RECORDS FOR THIS TASK:
################

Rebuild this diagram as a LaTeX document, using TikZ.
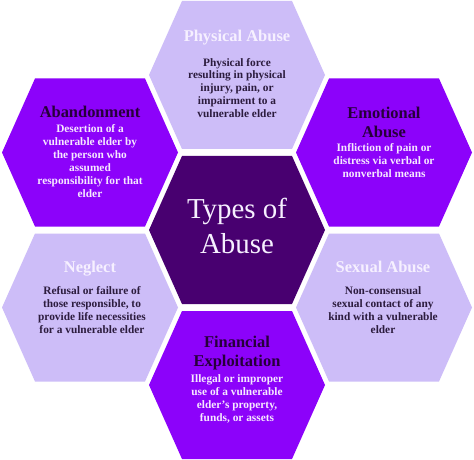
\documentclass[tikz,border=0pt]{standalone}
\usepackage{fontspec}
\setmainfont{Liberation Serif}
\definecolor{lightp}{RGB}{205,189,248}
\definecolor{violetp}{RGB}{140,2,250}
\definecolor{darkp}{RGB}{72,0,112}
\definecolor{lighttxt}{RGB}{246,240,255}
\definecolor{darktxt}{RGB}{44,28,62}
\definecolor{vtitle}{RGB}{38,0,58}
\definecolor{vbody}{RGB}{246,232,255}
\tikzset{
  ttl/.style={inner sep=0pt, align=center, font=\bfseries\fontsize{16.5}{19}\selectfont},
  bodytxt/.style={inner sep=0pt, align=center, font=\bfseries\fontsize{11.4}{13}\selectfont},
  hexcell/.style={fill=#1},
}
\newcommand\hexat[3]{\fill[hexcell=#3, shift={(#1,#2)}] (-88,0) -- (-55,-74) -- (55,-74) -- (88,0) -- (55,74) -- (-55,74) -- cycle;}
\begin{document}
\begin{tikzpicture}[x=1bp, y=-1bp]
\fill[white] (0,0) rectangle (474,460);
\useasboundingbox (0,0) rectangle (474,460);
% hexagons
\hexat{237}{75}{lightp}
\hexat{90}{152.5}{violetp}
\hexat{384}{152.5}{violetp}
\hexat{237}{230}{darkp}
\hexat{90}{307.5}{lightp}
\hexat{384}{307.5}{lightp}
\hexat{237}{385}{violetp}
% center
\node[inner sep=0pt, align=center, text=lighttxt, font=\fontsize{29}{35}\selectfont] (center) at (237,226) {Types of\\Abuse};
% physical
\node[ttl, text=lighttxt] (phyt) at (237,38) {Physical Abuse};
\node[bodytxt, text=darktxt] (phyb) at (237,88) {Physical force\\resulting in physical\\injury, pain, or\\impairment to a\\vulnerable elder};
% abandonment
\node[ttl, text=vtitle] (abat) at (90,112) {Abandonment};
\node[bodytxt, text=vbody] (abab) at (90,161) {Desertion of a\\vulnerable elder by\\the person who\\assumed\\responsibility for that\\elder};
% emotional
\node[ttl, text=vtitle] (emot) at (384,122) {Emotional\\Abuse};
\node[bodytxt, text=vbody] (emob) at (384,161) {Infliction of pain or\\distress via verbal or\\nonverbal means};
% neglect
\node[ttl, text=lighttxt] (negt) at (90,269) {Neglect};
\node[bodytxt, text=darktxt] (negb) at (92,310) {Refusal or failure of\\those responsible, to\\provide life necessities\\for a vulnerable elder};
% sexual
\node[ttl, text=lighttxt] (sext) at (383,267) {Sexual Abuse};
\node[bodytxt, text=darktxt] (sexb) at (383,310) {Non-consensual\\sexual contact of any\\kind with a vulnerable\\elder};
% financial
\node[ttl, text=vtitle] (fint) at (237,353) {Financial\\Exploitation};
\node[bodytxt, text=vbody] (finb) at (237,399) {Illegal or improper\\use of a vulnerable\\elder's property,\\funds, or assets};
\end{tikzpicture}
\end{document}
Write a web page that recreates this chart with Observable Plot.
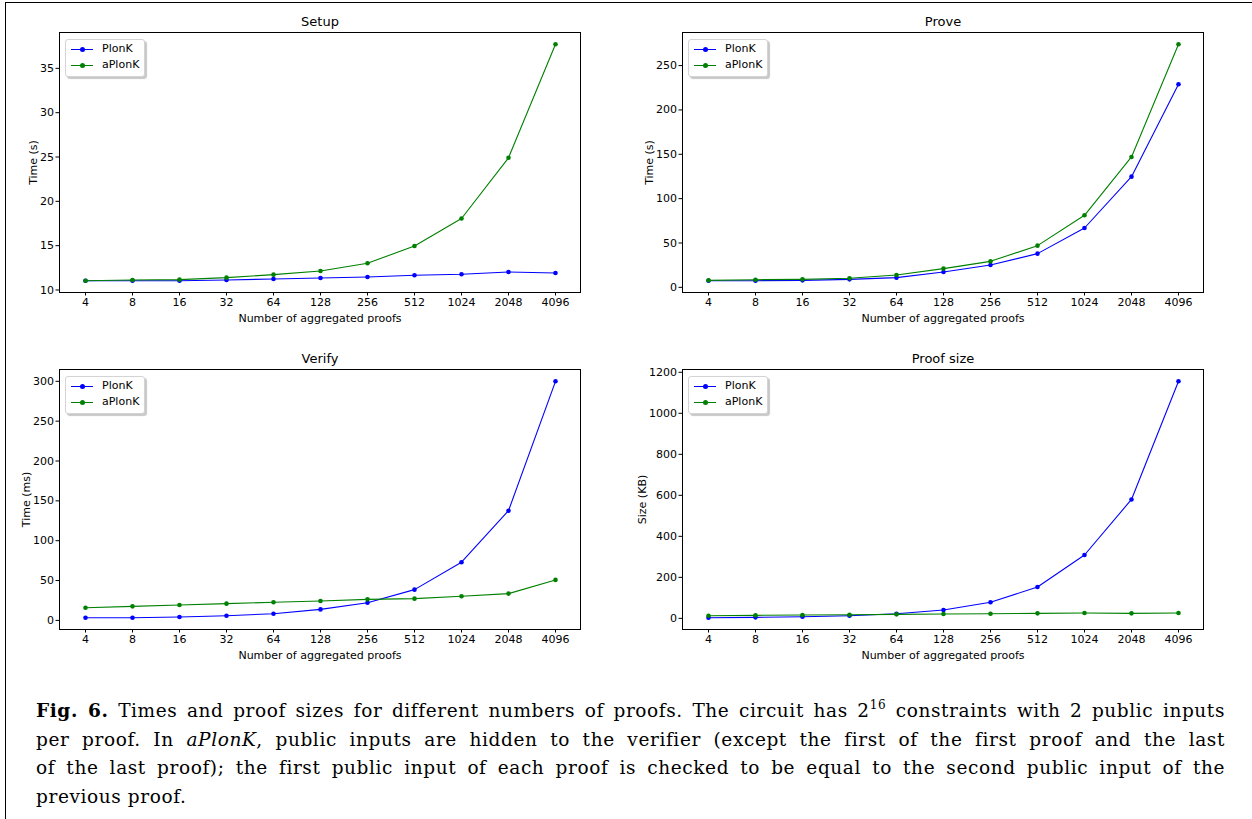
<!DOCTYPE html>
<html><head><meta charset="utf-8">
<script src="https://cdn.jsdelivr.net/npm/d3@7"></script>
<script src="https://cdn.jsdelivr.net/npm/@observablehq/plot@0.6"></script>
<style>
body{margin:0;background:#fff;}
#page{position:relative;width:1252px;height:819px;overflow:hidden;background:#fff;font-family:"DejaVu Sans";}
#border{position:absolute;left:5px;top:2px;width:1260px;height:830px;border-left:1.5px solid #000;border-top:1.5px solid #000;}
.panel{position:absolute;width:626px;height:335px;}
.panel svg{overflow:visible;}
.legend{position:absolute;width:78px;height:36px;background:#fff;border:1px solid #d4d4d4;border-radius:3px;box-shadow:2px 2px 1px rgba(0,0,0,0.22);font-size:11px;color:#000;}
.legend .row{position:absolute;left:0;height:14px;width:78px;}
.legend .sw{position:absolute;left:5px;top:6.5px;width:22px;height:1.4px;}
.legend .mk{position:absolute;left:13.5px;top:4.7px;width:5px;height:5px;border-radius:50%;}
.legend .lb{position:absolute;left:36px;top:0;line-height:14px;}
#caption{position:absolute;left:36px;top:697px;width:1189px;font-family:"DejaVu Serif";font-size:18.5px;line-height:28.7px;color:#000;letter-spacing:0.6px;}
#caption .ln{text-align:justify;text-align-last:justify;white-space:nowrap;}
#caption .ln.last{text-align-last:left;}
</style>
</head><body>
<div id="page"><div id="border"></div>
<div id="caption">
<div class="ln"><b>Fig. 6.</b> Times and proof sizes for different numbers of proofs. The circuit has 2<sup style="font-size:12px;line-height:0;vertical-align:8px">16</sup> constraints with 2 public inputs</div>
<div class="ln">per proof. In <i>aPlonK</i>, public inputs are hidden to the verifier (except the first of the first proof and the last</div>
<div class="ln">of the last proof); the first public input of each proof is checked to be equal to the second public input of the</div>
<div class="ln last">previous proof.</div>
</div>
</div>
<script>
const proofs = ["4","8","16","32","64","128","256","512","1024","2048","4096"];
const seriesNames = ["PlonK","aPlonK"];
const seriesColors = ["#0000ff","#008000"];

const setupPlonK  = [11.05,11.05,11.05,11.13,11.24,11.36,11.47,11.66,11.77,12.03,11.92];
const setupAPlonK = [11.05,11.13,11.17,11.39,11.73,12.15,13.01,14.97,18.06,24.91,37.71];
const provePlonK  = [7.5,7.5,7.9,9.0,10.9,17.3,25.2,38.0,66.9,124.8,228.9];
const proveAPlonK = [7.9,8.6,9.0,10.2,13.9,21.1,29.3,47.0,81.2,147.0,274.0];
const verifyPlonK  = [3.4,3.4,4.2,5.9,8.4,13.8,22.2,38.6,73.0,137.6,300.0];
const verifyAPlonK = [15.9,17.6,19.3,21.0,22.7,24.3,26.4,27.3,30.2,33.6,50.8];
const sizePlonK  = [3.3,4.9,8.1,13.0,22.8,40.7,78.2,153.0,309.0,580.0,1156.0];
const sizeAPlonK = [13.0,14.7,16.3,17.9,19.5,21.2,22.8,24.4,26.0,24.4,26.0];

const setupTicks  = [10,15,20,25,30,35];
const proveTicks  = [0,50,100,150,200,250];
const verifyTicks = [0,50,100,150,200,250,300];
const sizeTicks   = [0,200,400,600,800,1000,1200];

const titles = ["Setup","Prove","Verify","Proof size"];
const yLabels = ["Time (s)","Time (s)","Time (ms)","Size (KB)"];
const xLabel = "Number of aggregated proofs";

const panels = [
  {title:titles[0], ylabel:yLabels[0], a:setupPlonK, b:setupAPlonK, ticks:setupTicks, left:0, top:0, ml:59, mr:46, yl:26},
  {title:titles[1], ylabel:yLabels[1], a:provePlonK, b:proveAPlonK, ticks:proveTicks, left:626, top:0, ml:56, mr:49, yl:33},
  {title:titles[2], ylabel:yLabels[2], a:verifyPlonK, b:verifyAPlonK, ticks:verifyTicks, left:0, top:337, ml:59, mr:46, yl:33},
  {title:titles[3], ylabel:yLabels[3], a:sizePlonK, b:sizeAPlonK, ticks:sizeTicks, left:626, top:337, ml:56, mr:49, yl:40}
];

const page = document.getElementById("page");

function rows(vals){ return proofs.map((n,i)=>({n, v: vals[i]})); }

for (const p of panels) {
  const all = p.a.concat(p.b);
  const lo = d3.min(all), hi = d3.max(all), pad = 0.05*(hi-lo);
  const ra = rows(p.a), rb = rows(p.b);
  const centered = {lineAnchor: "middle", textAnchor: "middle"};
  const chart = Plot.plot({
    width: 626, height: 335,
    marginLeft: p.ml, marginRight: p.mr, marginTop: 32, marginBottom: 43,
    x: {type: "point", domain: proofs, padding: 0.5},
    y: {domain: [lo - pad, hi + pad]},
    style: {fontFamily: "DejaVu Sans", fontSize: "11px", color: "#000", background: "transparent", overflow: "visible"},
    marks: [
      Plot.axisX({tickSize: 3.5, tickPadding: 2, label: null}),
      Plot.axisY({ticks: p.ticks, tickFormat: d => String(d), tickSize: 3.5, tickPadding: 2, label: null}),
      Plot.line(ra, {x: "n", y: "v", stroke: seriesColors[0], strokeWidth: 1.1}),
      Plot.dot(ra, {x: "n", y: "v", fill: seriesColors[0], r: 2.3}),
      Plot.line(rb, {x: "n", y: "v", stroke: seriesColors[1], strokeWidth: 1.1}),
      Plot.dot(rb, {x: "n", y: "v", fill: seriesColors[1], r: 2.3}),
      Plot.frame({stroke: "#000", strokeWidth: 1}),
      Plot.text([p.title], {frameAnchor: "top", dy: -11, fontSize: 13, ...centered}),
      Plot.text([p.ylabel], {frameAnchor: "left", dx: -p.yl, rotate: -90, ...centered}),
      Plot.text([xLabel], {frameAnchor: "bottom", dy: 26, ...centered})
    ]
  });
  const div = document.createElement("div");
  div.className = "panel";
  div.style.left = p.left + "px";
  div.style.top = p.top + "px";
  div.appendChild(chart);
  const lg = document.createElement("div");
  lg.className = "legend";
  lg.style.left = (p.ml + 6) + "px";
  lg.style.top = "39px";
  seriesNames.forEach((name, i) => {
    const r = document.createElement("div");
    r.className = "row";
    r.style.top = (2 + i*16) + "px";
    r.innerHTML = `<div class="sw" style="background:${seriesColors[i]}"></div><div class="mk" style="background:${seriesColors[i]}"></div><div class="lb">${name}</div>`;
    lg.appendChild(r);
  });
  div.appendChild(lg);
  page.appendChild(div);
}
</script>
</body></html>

################

TASK TO CARRY OUT: Pull out each line of the records holding the string "that".

RESULT:
\node[bodytxt, text=vbody] (abab) at (90,161) {Desertion of a\\vulnerable elder by\\the person who\\assumed\\responsibility for that\\elder};
Write a web page that recreates this chart with Observable Plot.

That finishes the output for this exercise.